Her family relocated because of her father’s job. Sudemeier’s father is an engineer for Bell and was working with an Italian company building the V22 Osprey military aircraft.
She arrived in Italy halfway through the school year without knowing a word of Italian.
“My parents threw me into an Italian school,” she said. “So it was a sink-or-swim situation with the whole language. It was really, really, really tough for those first 6 months.”
Suedmeier soon found her place at school with other students who relocated from all over the world, she said.
She became immersed in the culture and quickly learned the language, she said.
“There was this one point where me and my mom were staying in a hotel, and I talk in my sleep sometimes,” she said. “And it was probably three months after we moved to Italy, and I was talking in my sleep in Italian.”

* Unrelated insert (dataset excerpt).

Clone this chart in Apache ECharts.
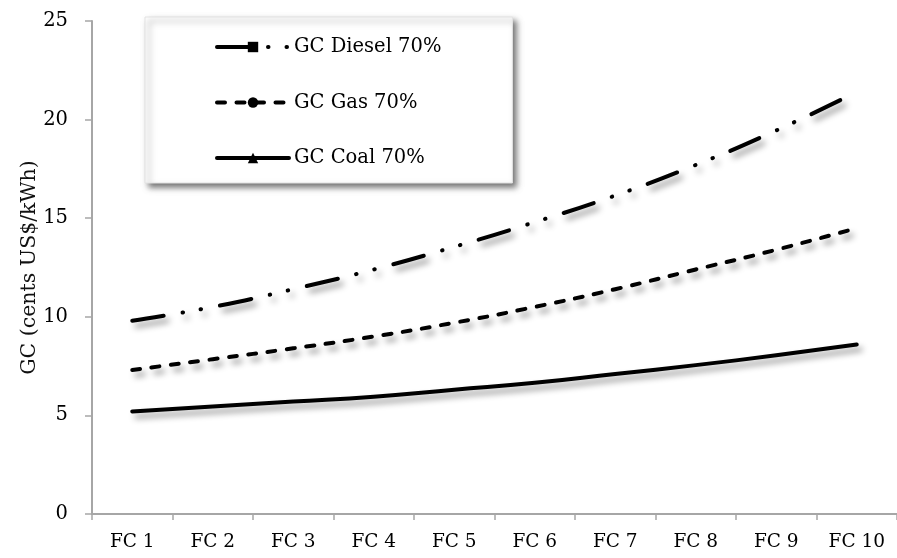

Despite having a difficult time adjusting to Italian culture, Suedmeier said it was more of a culture shock coming back to the United States.
“It felt like I was supposed to be coming home to something that was familiar, but it felt like everything had changed beneath my feet,” she said. “And I was a different person at that point. I didn’t feel like I quite fit in anymore.”
She still keeps in touch with her Italian friends and tries to visit them when she can, she said.
She felt like a different person when she returned home because of everything she learned, she said.
“I felt like my mind had been opened,” she said.